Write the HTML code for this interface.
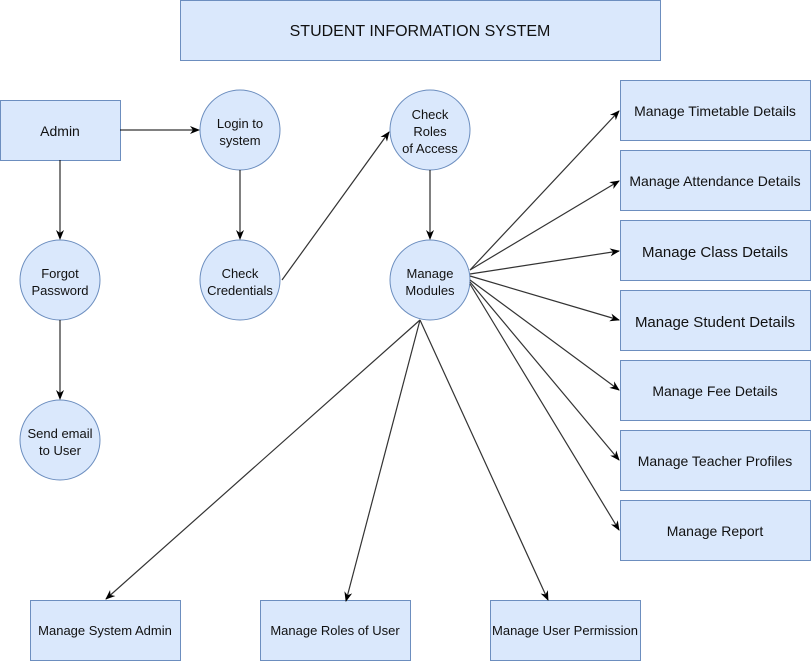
<!DOCTYPE html>
<html><head><meta charset="utf-8"><style>html,body{margin:0;padding:0;background:#fff}svg{display:block}text{font-family:"Liberation Sans",sans-serif;fill:#111}</style></head>
<body>
<svg width="811" height="661" xmlns="http://www.w3.org/2000/svg">
<defs><marker id="a" markerWidth="10" markerHeight="10" refX="9" refY="5" orient="auto" markerUnits="userSpaceOnUse"><path d="M0,1 L10,5 L0,9 L3,5 Z" fill="#000"/></marker></defs>
<g fill="#dae8fc" stroke="#6c8ebf" stroke-width="1">
<rect x="180.5" y="0.5" width="480" height="60"/>
<rect x="0.5" y="100.5" width="120" height="60"/>
<circle cx="240" cy="130" r="40"/><circle cx="240" cy="280" r="40"/>
<circle cx="60" cy="280" r="40"/><circle cx="60" cy="440" r="40"/>
<circle cx="430" cy="130" r="40"/><circle cx="430" cy="280" r="40"/>
<rect x="620.5" y="80.5" width="190" height="60"/>
<rect x="620.5" y="150.5" width="190" height="60"/>
<rect x="620.5" y="220.5" width="190" height="60"/>
<rect x="620.5" y="290.5" width="190" height="60"/>
<rect x="620.5" y="360.5" width="190" height="60"/>
<rect x="620.5" y="430.5" width="190" height="60"/>
<rect x="620.5" y="500.5" width="190" height="60"/>
<rect x="30.5" y="600.5" width="150" height="60"/>
<rect x="260.5" y="600.5" width="150" height="60"/>
<rect x="490.5" y="600.5" width="150" height="60"/>
</g>
<g stroke="#000" stroke-width="1" fill="none" marker-end="url(#a)">
<line x1="120" y1="130" x2="199" y2="130"/>
<line x1="60" y1="160" x2="60" y2="239"/>
<line x1="60" y1="320" x2="60" y2="399"/>
<line x1="240" y1="170" x2="240" y2="239"/>
<line x1="430" y1="170" x2="430" y2="239"/>
</g>
<g stroke="#333" stroke-width="1.2" fill="none" marker-end="url(#a)">
<line x1="282" y1="280" x2="389" y2="132"/>
<line x1="470" y1="270" x2="619" y2="111"/>
<line x1="470" y1="270" x2="619" y2="181"/>
<line x1="470" y1="274" x2="619" y2="251"/>
<line x1="470" y1="276" x2="619" y2="320"/>
<line x1="470" y1="280" x2="619" y2="390"/>
<line x1="470" y1="282" x2="619" y2="460"/>
<line x1="470" y1="284" x2="619" y2="530"/>
<line x1="420" y1="320" x2="106" y2="599"/>
<line x1="420" y1="320" x2="346" y2="601"/>
<line x1="420" y1="320" x2="548" y2="600"/>
</g>
<g text-anchor="middle" font-size="13">
<text x="420" y="36" font-size="16">STUDENT INFORMATION SYSTEM</text>
<text x="60" y="136" font-size="14">Admin</text>
<text x="240" y="128">Login to</text><text x="240" y="145">system</text>
<text x="240" y="278">Check</text><text x="240" y="295">Credentials</text>
<text x="60" y="278">Forgot</text><text x="60" y="295">Password</text>
<text x="60" y="438">Send email</text><text x="60" y="455">to User</text>
<text x="430" y="119">Check</text><text x="430" y="136">Roles</text><text x="430" y="153">of Access</text>
<text x="430" y="278">Manage</text><text x="430" y="295">Modules</text>
<text x="715" y="116" font-size="14">Manage Timetable Details</text>
<text x="715" y="186" font-size="14">Manage Attendance Details</text>
<text x="715" y="257" font-size="15">Manage Class Details</text>
<text x="715" y="327" font-size="15">Manage Student Details</text>
<text x="715" y="396" font-size="14">Manage Fee Details</text>
<text x="715" y="466" font-size="14">Manage Teacher Profiles</text>
<text x="715" y="536" font-size="14">Manage Report</text>
<text x="105" y="635">Manage System Admin</text>
<text x="335" y="635">Manage Roles of User</text>
<text x="565" y="635">Manage User Permission</text>
</g>
</svg>
</body></html>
#####
Aim: Reproduce the whole listing word for word, setting aside any pictures.

Response to the task:
Write the HTML code for this interface.
<!DOCTYPE html>
<html><head><meta charset="utf-8"><style>html,body{margin:0;padding:0;background:#fff}svg{display:block}text{font-family:"Liberation Sans",sans-serif;fill:#111}</style></head>
<body>
<svg width="811" height="661" xmlns="http://www.w3.org/2000/svg">
<defs><marker id="a" markerWidth="10" markerHeight="10" refX="9" refY="5" orient="auto" markerUnits="userSpaceOnUse"><path d="M0,1 L10,5 L0,9 L3,5 Z" fill="#000"/></marker></defs>
<g fill="#dae8fc" stroke="#6c8ebf" stroke-width="1">
<rect x="180.5" y="0.5" width="480" height="60"/>
<rect x="0.5" y="100.5" width="120" height="60"/>
<circle cx="240" cy="130" r="40"/><circle cx="240" cy="280" r="40"/>
<circle cx="60" cy="280" r="40"/><circle cx="60" cy="440" r="40"/>
<circle cx="430" cy="130" r="40"/><circle cx="430" cy="280" r="40"/>
<rect x="620.5" y="80.5" width="190" height="60"/>
<rect x="620.5" y="150.5" width="190" height="60"/>
<rect x="620.5" y="220.5" width="190" height="60"/>
<rect x="620.5" y="290.5" width="190" height="60"/>
<rect x="620.5" y="360.5" width="190" height="60"/>
<rect x="620.5" y="430.5" width="190" height="60"/>
<rect x="620.5" y="500.5" width="190" height="60"/>
<rect x="30.5" y="600.5" width="150" height="60"/>
<rect x="260.5" y="600.5" width="150" height="60"/>
<rect x="490.5" y="600.5" width="150" height="60"/>
</g>
<g stroke="#000" stroke-width="1" fill="none" marker-end="url(#a)">
<line x1="120" y1="130" x2="199" y2="130"/>
<line x1="60" y1="160" x2="60" y2="239"/>
<line x1="60" y1="320" x2="60" y2="399"/>
<line x1="240" y1="170" x2="240" y2="239"/>
<line x1="430" y1="170" x2="430" y2="239"/>
</g>
<g stroke="#333" stroke-width="1.2" fill="none" marker-end="url(#a)">
<line x1="282" y1="280" x2="389" y2="132"/>
<line x1="470" y1="270" x2="619" y2="111"/>
<line x1="470" y1="270" x2="619" y2="181"/>
<line x1="470" y1="274" x2="619" y2="251"/>
<line x1="470" y1="276" x2="619" y2="320"/>
<line x1="470" y1="280" x2="619" y2="390"/>
<line x1="470" y1="282" x2="619" y2="460"/>
<line x1="470" y1="284" x2="619" y2="530"/>
<line x1="420" y1="320" x2="106" y2="599"/>
<line x1="420" y1="320" x2="346" y2="601"/>
<line x1="420" y1="320" x2="548" y2="600"/>
</g>
<g text-anchor="middle" font-size="13">
<text x="420" y="36" font-size="16">STUDENT INFORMATION SYSTEM</text>
<text x="60" y="136" font-size="14">Admin</text>
<text x="240" y="128">Login to</text><text x="240" y="145">system</text>
<text x="240" y="278">Check</text><text x="240" y="295">Credentials</text>
<text x="60" y="278">Forgot</text><text x="60" y="295">Password</text>
<text x="60" y="438">Send email</text><text x="60" y="455">to User</text>
<text x="430" y="119">Check</text><text x="430" y="136">Roles</text><text x="430" y="153">of Access</text>
<text x="430" y="278">Manage</text><text x="430" y="295">Modules</text>
<text x="715" y="116" font-size="14">Manage Timetable Details</text>
<text x="715" y="186" font-size="14">Manage Attendance Details</text>
<text x="715" y="257" font-size="15">Manage Class Details</text>
<text x="715" y="327" font-size="15">Manage Student Details</text>
<text x="715" y="396" font-size="14">Manage Fee Details</text>
<text x="715" y="466" font-size="14">Manage Teacher Profiles</text>
<text x="715" y="536" font-size="14">Manage Report</text>
<text x="105" y="635">Manage System Admin</text>
<text x="335" y="635">Manage Roles of User</text>
<text x="565" y="635">Manage User Permission</text>
</g>
</svg>
</body></html>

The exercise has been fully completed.